Supplied records.
• • • • •
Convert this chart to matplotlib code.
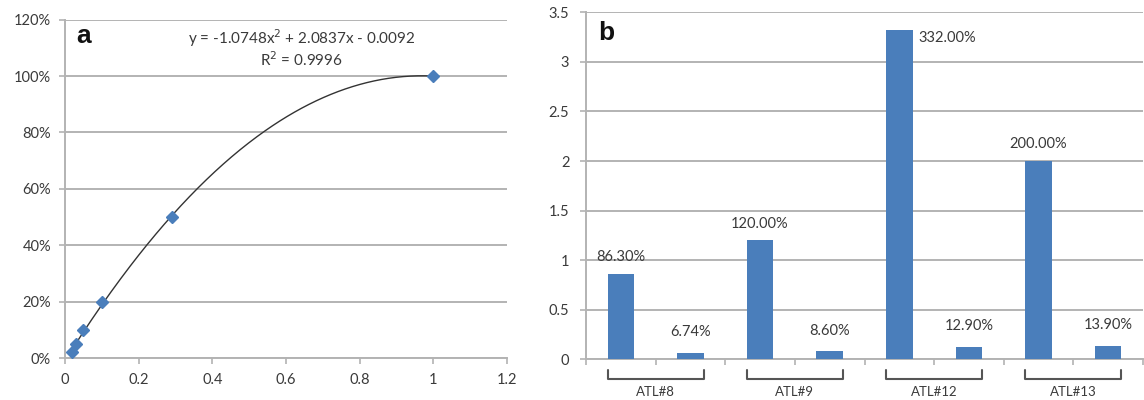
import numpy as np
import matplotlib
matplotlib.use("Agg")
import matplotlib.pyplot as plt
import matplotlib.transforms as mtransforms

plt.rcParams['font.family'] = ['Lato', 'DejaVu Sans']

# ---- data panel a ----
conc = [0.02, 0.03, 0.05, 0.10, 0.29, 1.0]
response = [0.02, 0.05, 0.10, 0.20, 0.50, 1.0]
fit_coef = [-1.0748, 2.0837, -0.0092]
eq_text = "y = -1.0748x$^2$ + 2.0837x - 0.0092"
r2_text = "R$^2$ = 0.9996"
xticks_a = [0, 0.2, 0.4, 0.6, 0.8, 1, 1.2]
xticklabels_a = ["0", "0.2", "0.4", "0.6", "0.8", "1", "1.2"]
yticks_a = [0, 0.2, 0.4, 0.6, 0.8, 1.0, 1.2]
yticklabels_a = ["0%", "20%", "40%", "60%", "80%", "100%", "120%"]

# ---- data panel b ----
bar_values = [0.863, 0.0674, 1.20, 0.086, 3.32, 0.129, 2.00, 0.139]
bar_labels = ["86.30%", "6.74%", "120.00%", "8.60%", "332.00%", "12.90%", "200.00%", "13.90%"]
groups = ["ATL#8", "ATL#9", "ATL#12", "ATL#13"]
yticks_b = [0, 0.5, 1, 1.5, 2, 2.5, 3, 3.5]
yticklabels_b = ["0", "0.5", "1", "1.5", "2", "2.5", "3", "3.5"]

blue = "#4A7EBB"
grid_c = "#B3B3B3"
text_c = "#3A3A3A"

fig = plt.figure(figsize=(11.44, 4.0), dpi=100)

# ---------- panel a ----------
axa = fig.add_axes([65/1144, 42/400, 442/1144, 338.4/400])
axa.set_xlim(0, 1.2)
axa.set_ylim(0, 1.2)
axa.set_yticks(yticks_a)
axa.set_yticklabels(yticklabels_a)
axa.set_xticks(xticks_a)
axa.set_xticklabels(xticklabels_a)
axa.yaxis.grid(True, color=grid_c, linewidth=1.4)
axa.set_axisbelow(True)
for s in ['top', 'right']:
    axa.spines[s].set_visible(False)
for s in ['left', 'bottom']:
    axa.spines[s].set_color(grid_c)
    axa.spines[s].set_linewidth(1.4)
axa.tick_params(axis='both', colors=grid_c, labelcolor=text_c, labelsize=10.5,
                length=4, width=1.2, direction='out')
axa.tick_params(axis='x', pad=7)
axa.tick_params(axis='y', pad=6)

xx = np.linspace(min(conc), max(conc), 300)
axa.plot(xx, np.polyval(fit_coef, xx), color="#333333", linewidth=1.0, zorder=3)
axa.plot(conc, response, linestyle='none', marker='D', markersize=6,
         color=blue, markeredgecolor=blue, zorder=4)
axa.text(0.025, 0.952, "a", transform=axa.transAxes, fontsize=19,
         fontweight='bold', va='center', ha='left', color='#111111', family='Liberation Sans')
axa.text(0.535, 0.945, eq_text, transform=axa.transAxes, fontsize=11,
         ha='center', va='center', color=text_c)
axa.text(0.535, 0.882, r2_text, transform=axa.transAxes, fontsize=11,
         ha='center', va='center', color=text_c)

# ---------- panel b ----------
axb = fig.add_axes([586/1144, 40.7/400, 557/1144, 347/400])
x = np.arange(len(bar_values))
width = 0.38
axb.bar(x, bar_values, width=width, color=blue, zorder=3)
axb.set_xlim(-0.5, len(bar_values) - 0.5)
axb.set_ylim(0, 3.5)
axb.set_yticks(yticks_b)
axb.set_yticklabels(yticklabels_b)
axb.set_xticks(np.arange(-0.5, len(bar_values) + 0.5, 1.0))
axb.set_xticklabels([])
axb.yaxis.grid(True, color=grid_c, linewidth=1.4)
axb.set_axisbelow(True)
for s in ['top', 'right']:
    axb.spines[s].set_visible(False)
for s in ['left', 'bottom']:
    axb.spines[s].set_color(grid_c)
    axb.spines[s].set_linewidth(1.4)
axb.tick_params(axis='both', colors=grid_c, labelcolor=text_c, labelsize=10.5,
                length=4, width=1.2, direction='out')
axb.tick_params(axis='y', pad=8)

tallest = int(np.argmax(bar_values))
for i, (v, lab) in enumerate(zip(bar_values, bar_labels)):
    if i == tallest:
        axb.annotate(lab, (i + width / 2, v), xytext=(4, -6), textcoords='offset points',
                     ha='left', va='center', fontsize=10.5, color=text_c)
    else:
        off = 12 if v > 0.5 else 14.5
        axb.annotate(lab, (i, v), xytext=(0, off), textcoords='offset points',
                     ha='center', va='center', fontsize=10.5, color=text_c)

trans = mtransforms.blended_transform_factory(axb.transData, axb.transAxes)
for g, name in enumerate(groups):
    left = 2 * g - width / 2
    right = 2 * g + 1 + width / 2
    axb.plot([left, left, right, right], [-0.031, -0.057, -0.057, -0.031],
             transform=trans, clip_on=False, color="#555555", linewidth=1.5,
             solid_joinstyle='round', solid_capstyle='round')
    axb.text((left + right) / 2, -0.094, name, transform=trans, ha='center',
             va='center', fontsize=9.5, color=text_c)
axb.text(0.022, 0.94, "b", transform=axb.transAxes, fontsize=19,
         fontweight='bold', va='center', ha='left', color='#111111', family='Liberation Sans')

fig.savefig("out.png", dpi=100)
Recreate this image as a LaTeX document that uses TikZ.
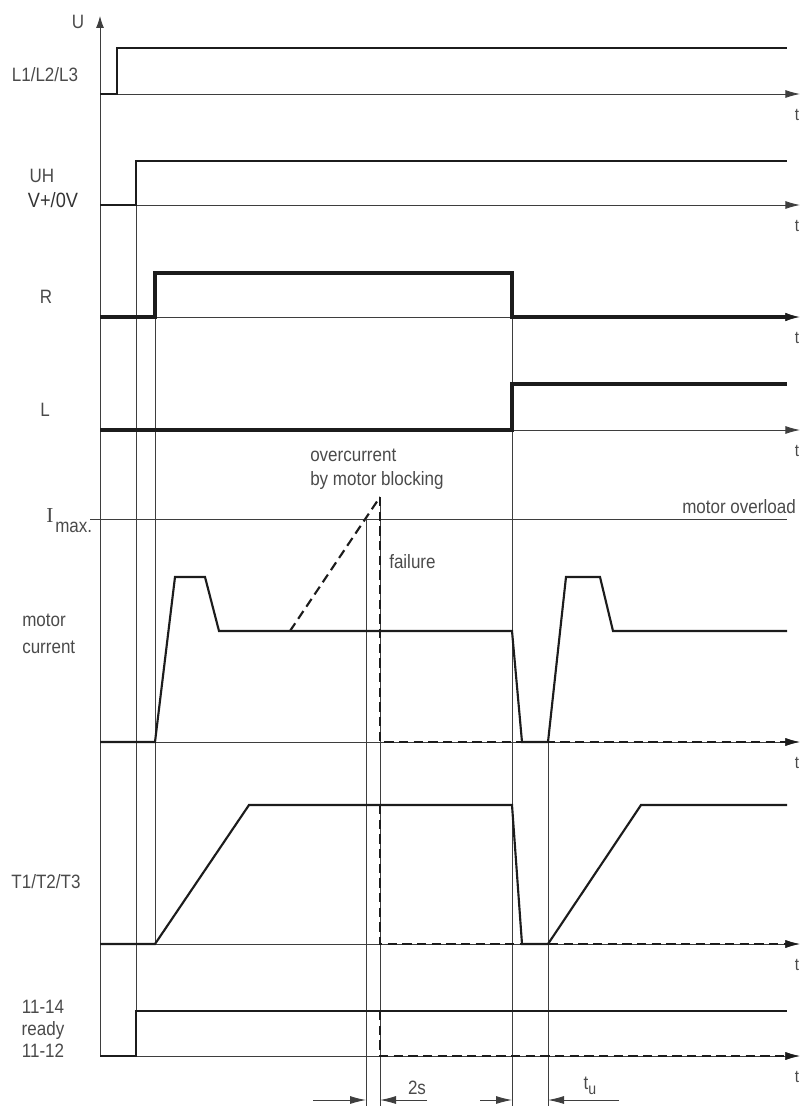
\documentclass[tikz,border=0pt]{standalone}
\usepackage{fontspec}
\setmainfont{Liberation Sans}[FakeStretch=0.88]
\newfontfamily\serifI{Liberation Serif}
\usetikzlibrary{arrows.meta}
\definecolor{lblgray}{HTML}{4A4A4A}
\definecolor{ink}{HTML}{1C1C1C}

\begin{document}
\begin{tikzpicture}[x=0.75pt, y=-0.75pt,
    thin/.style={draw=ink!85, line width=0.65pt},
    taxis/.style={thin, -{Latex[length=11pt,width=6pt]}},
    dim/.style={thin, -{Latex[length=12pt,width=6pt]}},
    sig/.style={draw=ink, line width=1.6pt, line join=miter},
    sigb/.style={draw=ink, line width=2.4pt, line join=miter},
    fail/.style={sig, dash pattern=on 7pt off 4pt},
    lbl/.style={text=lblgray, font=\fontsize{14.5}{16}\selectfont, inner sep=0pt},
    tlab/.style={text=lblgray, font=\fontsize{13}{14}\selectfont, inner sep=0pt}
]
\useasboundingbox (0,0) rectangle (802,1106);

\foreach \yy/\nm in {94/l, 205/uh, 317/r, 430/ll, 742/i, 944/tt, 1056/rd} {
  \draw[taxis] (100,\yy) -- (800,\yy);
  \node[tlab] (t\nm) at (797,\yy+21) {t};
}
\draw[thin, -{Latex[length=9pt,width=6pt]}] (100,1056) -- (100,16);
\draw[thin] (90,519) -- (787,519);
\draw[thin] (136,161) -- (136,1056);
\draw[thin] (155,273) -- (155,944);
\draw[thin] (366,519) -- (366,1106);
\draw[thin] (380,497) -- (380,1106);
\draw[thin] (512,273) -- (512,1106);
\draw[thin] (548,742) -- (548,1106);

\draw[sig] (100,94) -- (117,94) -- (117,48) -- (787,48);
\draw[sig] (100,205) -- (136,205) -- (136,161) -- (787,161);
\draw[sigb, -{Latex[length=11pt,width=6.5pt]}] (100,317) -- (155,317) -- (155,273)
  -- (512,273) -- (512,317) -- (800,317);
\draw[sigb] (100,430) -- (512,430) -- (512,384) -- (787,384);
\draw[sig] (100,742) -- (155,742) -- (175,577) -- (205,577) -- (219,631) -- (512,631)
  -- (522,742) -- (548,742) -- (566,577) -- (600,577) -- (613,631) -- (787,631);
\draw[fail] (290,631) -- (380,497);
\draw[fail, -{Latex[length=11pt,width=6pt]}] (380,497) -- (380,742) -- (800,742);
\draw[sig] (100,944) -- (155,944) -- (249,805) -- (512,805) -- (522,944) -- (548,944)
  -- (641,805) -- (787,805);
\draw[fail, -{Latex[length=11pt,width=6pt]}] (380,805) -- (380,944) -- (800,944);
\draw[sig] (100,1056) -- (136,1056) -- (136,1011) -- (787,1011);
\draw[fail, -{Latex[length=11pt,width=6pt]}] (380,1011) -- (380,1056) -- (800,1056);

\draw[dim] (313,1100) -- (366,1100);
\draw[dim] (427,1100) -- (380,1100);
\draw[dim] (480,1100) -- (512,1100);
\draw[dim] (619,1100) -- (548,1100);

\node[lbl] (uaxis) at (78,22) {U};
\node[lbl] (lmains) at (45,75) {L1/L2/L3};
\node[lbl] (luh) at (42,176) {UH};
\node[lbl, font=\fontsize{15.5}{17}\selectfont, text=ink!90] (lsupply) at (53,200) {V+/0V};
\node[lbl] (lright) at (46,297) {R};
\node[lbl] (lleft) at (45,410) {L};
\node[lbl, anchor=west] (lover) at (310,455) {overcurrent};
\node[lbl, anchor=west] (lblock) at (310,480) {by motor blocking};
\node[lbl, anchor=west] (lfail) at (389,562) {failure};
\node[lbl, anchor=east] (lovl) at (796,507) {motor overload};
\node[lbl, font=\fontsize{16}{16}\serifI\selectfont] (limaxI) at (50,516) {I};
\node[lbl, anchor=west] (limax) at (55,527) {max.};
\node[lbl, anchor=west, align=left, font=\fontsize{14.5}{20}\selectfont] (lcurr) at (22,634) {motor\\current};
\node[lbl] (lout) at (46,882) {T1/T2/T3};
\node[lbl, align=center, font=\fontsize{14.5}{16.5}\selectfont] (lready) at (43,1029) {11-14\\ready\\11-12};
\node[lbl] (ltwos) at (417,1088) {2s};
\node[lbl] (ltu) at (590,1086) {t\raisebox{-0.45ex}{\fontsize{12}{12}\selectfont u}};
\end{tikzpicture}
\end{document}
• • • • •
Given problem. Write out nothing but the lines from the start of the data through the line with "plt.rcParams['font.family'] = ['Lato', 'DejaVu". Leave out the pictures.

Final result.
Convert this chart to matplotlib code.
import numpy as np
import matplotlib
matplotlib.use("Agg")
import matplotlib.pyplot as plt
import matplotlib.transforms as mtransforms

plt.rcParams['font.family'] = ['Lato', 'DejaVu Sans']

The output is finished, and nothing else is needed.